From a “medium term” standpoint (through FY2024), Burberry – which has been busy refurbishing its stores, developing new handbag shapes, emphasizing its heritage rainwear offerings, reviving its Prorsum branding, and introducing a slew of takes on its famed Check pattern – is angling for high single digital revenue CAGR to £4 billion. It is also seeking “meaningful margin improvement.” Specifically, this means increasing adjusted operating profit margins by 20 percent or more in large part by way of a 2x increase in the sale of leather goods, shoes, and women’s ready-to-wear and a 1.5x increase in outerwear sales. The almost-170-year-old company also aims to have all stores refurbished by FY26 and to drive store productivity to £25k/sqm in the process. All the while, Burberry is looking to increase e-commerce sales by 2x so that it amounts to roughly 15 percent of total retail sales.

Management said in a Q1 conference call on Friday that they are “confident” about reaching medium-term guidance and optimistic that Daniel Lee’s new collections will continue to elevate the brand.” (A testament to the prowess of Lee and his designs, Bernstein analyst Luca Solca noted back in May that Burberry saw “an overnight improvement in shoe offerings within four months of Daniel’s starting date.”) The order book for Lee’s first collection was completed during Q1 and wholesalers responded positively to the new designs. 

A note on wholesale and outlets: Burberry does not appear to have immediate plans to do away with wholesale distribution – which accounted for 17 percent of revenue last year – entirely. Instead, it is looking to “maintain [its wholesale] presence to reach new luxury customers,” it said in the investor overview, but cut it down to 15 percent in the medium-term. At the same time, Burberry is “in the process of converting some of their high-performing wholesale distribution, especially at department stores, into concessions,” Bernstein revealed this spring. “This is an ongoing process, and the company plans to provide more details in the future.” 

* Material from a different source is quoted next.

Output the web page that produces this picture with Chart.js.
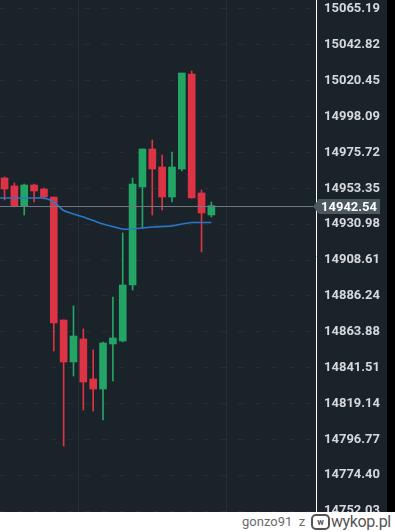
<!DOCTYPE html>
<html>
<head>
<meta charset="utf-8">
<script src="https://cdn.jsdelivr.net/npm/chart.js@4.4.1/dist/chart.umd.min.js"></script>
<style>
    html, body { margin: 0; padding: 0; background: #fff; }
    #wrap { width: 395px; height: 512px; background: #000; position: relative; }
    #priceChart { display: block; }
    .footer {
        height: 20px; width: 395px; position: relative; overflow: hidden;
        font-family: Roboto, "Noto Sans", sans-serif; color: #6b6b6b;
    }
    .footer .user { position: absolute; left: 242px; top: 2px; font-size: 13px; }
    .footer .logo {
        position: absolute; left: 311px; top: 2px; width: 19px; height: 16px;
        border: 2px solid #555; border-radius: 5px; box-sizing: border-box;
        font-size: 9px; font-weight: bold; text-align: center; line-height: 12px; color: #555;
    }
    .footer .site { position: absolute; left: 331px; top: 0px; font-size: 16px; color: #555; letter-spacing: -0.4px; }
</style>
</head>
<body>
<div id="wrap"><canvas id="priceChart" width="387" height="512"></canvas></div>
<div class="footer">
    <span class="user">gonzo91&nbsp;&nbsp;z</span>
    <span class="logo">w</span>
    <span class="site">wykop.pl</span>
</div>
<script>
// candles, oldest first
const opens  = [14959.78, 14954.79, 14942.31, 14955.41, 14952.91, 14947.92, 14871.20, 14845.01, 14859.35, 14834.40, 14828.16,
                14856.23, 14858.10, 14893.03, 14954.16, 14977.86, 14966.64, 14947.92, 14965.39, 15024.65, 14950.42, 14936.70];
const highs  = [14960.40, 14956.66, 14956.03, 14956.03, 14953.54, 14947.92, 14871.20, 14879.94, 14865.59, 14852.49, 14857.48,
                14885.55, 14925.47, 14959.78, 14977.86, 14983.48, 14974.12, 14975.99, 15025.27, 15026.52, 14952.29, 14944.81];
const lows   = [14946.05, 14941.70, 14936.70, 14944.81, 14946.68, 14851.87, 14792.61, 14836.27, 14815.07, 14814.44, 14808.83,
                14833.15, 14857.48, 14889.92, 14928.59, 14936.70, 14939.82, 14944.81, 14964.14, 14947.30, 14913.62, 14935.45];
const closes = [14952.91, 14942.31, 14955.41, 14951.67, 14947.92, 14869.33, 14845.01, 14861.22, 14832.53, 14828.16, 14856.86,
                14859.98, 14893.03, 14956.03, 14977.86, 14965.39, 14947.92, 14966.64, 15025.27, 14947.30, 14937.94, 14942.54];
// moving average, first value belongs to the candle just left of the view
const maValues = [14947.30, 14947.30, 14947.30, 14947.30, 14947.30, 14947.30, 14944.81, 14939.50, 14937.32, 14935.45, 14933.27,
                  14931.08, 14929.52, 14927.96, 14927.96, 14928.59, 14929.21, 14929.52, 14929.84, 14931.08, 14932.02, 14932.02, 14932.02];
const yTicks = [15065.19, 15042.82, 15020.45, 14998.09, 14975.72, 14953.35, 14930.98, 14908.61,
                14886.24, 14863.88, 14841.51, 14819.14, 14796.77, 14774.40, 14752.03];
const xGridTicks = [0, 15];
const lastPrice = 14942.54;

const UP = '#23a566';
const DOWN = '#dc3445';
const BG = '#1a2329';

const candleColors = opens.map((o, i) => closes[i] >= o ? UP : DOWN);

const bgPlugin = {
    id: 'bg',
    beforeDraw(chart) {
        const ctx = chart.ctx;
        ctx.save();
        ctx.fillStyle = BG;
        ctx.fillRect(0, 0, chart.width, chart.height);
        ctx.restore();
    }
};

const lastPricePlugin = {
    id: 'lastPrice',
    afterDatasetsDraw(chart) {
        const ctx = chart.ctx;
        const area = chart.chartArea;
        const y = Math.round(chart.scales.y.getPixelForValue(lastPrice)) + 0.5;
        ctx.save();
        ctx.strokeStyle = '#6f787e';
        ctx.lineWidth = 1;
        ctx.beginPath();
        ctx.moveTo(area.left, y);
        ctx.lineTo(area.right - 3, y);
        ctx.stroke();

        const x0 = area.right - 3;
        ctx.fillStyle = '#4c5860';
        ctx.beginPath();
        ctx.moveTo(x0, y);
        ctx.lineTo(x0 + 6, y - 7.5);
        ctx.lineTo(x0 + 67, y - 7.5);
        ctx.lineTo(x0 + 67, y + 7.5);
        ctx.lineTo(x0 + 6, y + 7.5);
        ctx.closePath();
        ctx.fill();

        ctx.fillStyle = '#ffffff';
        ctx.font = 'bold 13px Roboto';
        ctx.textBaseline = 'middle';
        ctx.fillText(lastPrice.toFixed(2), x0 + 8, y + 1);
        ctx.restore();
    }
};

const ctxPrice = document.getElementById('priceChart').getContext('2d');
new Chart(ctxPrice, {
    data: {
        datasets: [
            {
                type: 'line',
                data: maValues.map((v, i) => ({ x: i - 1, y: v })),
                borderColor: '#2a78c8',
                borderWidth: 1.6,
                pointRadius: 0,
                tension: 0.2,
                order: 0
            },
            {
                type: 'bar',
                data: highs.map((h, i) => ({ x: i, y: [lows[i], h] })),
                backgroundColor: candleColors,
                barThickness: 1,
                grouped: false,
                order: 2
            },
            {
                type: 'bar',
                data: opens.map((o, i) => ({ x: i, y: [o, closes[i]] })),
                backgroundColor: candleColors,
                barThickness: 7,
                grouped: false,
                order: 1
            }
        ]
    },
    options: {
        responsive: false,
        animation: false,
        layout: { padding: 0 },
        plugins: { legend: { display: false }, tooltip: { enabled: false } },
        scales: {
            x: {
                type: 'linear',
                min: -0.46,
                max: 31.62,
                offset: false,
                afterBuildTicks: (scale) => { scale.ticks = xGridTicks.map(v => ({ value: v })); },
                afterFit: (scale) => {
                    scale.height = 0;
                    scale.paddingLeft = 0;
                    scale.paddingRight = 0;
                },
                ticks: { display: false },
                border: { display: false },
                grid: { color: 'rgba(255,255,255,0.06)', drawTicks: false }
            },
            y: {
                position: 'right',
                min: 14751.44,
                max: 15070.8,
                afterBuildTicks: (scale) => { scale.ticks = yTicks.map(v => ({ value: v })); },
                afterFit: (scale) => {
                    scale.width = 71;
                    scale.paddingTop = 0;
                    scale.paddingBottom = 0;
                },
                ticks: {
                    color: '#d5d9dc',
                    padding: 8,
                    font: { family: 'Roboto', size: 13, weight: 'bold' },
                    callback: (v) => Number(v).toFixed(2)
                },
                border: { display: true, color: '#ffffff', width: 1, dash: [5, 12] },
                grid: { color: 'rgba(255,255,255,0.06)', drawTicks: false }
            }
        }
    },
    plugins: [bgPlugin, lastPricePlugin]
});
</script>
</body>
</html>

The consultancy further confirmed that “outlet channels serve a critical function for Burberry, primarily in liquidating end-of-season products. The company intends to continue focusing on this approach in the near future.” 

But back to Lee … the all-important Chinese customer, “keen on iconic products, appears to be familiar with Daniel Lee’s work and enthusiastic about his upcoming designs,” which will first hit stores in September, per Solca. Meanwhile, the response to Lee’s collection from American customers “remains slightly ‘wait-and-see’, and within expectations.”

The Road to £5 Billion

Looking beyond the medium term, Burberry is aiming to become a £5 billion brand. (For some context, it most recently generated $3.73 billion in full-year revenue. For some broader perspective, in 2021, Prada publicly set a goal to boost annual revenues to 4.5 billion euro ($5.11 billion at the time) for the “medium-term,” with an operating margin target of approximately 20 percent.) 

As for what that looks like from a practical point of view, Burberry’s management stated in the “overview” that this entails growing the company’s accessories business to generate more than 50 percent of group sales. It will also see the company increase e-commerce sales to amount to 20 percent of retail sales. 

In terms of the timing, Solca stated in May in connection with the release of Burberry’s FY23 results that he expects the brand’s “self-help story will likely move on at a moderate pace,” with retail profitability, for example, depending on productivity, and at Burberry, “productivity is moving in the right direction.” It is not realistic for management to announce aggressive slashing of wholesale to high single digits to match peers like Gucci and/or to cut off-price,” he stated. 

Reflecting on the status of the brand now, Interactive Investor’s Richard Hunter told Reuters that Burberry is “undergoing something of a quiet revolution.”